Samrawit: AGOA legislation mandates an annual AGOA Forum, an event that brings together senior officials from the U.S. and AGOA member countries to discuss a range of trade and investment-related issues. The AWEP forum, being one of the parallel forums hosted by the AWEP Ethiopia Chapter, focuses on the theme – “Queen of Sheba: The Entrepreneur’, and takes place from August 10 to 11 at the African Union Complex in Addis Ababa, Ethiopia.
The AWEP forum will bring together 100 women entrepreneurs involved in four major sectors – agribusiness, textiles and garment, home and fashion accessories and services. The event will showcase the expanding businesses of AWEP alumni, their entrepreneurial abilities and capacities for trade and investment and will enhance the program’s visibility among investors, members of civil society, U.S. policymakers, and African ministers. AWEP’s forum sessions cover a range of issues focusing on; sharing of the best practices of countries in trading through the AGOA trade provisions with a focus on the experiences of women entrepreneurs; existing regional initiatives empowering women entrepreneurs in Africa and access to finance for women entrepreneurs; technology, social media and business; business to business (B2B), AWEP: the way forward.
Capital: What other outcomes are you expecting after the Forum?
Samrawit: All AWEP sessions are organized in a manner that could allow participants to actively take part and discuss their concerns openly. In designing these sessions, the AWEP Ethiopia Chapter strongly believes that this way of interaction will enhance knowledge sharing, networking among existing AWEP Chapters, in particular to lead us to a Pan-African unity where we will have strength, and to advocate in one voice.
Capital: How do you think AWEP’s participation would benefit the Association?

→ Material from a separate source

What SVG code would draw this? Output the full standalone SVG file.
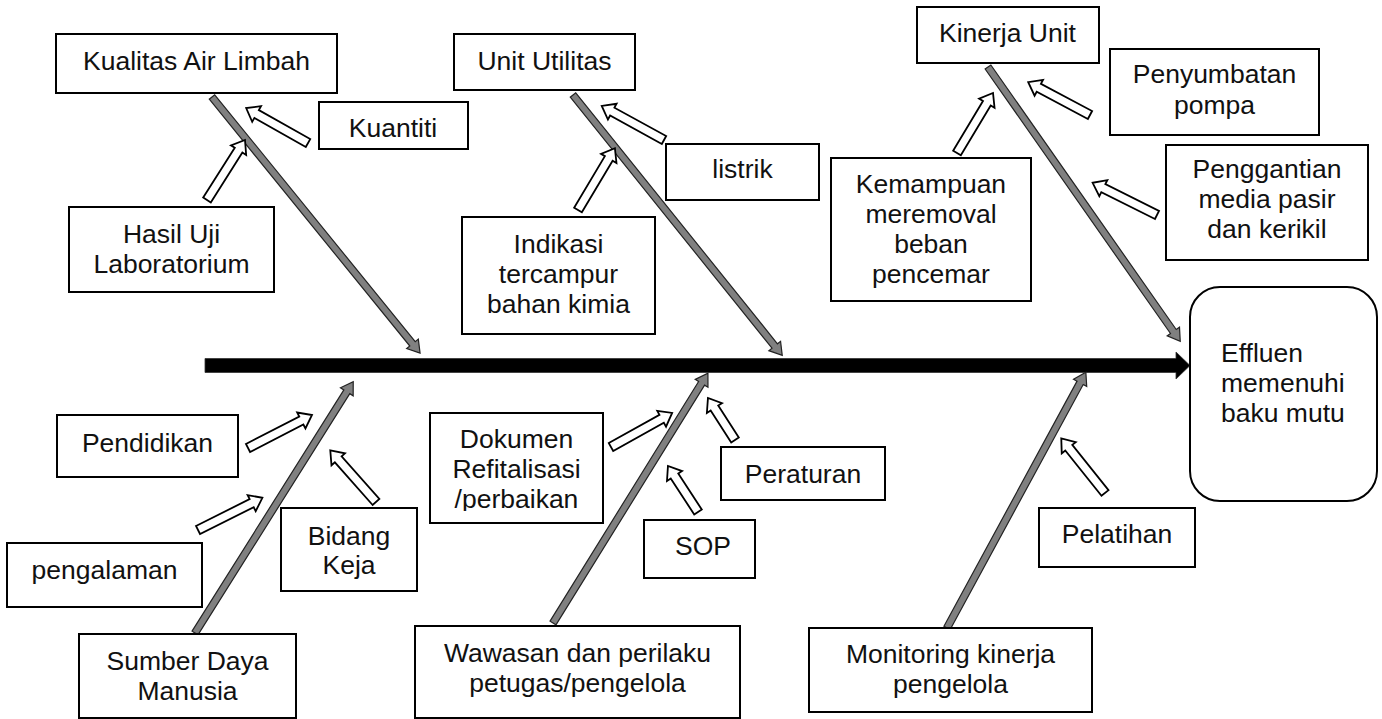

Samrawit: The participation of the AWEP Ethiopia Chapter, by mainly being the host, will make the association visible, creating business opportunities to its members. This will also be a great opportunity for AWEP Ethiopia Chapter members to share their best practices and experiences with sister organizations and also learning from the best practices of other AWEP Country Chapters.
Capital: The theme for 2013 has been chosen to be Queen of Sheba, the entrepreneur. Why was it designated as such?
Samrawit: Queen of Sheba was chosen as the main theme this year in order to reflect Ethiopian culture, a women entrepreneur, an independent successful icon and to demonstrate that Entrepreneurship was first introduced in Ethiopia through the Queen of Sheba.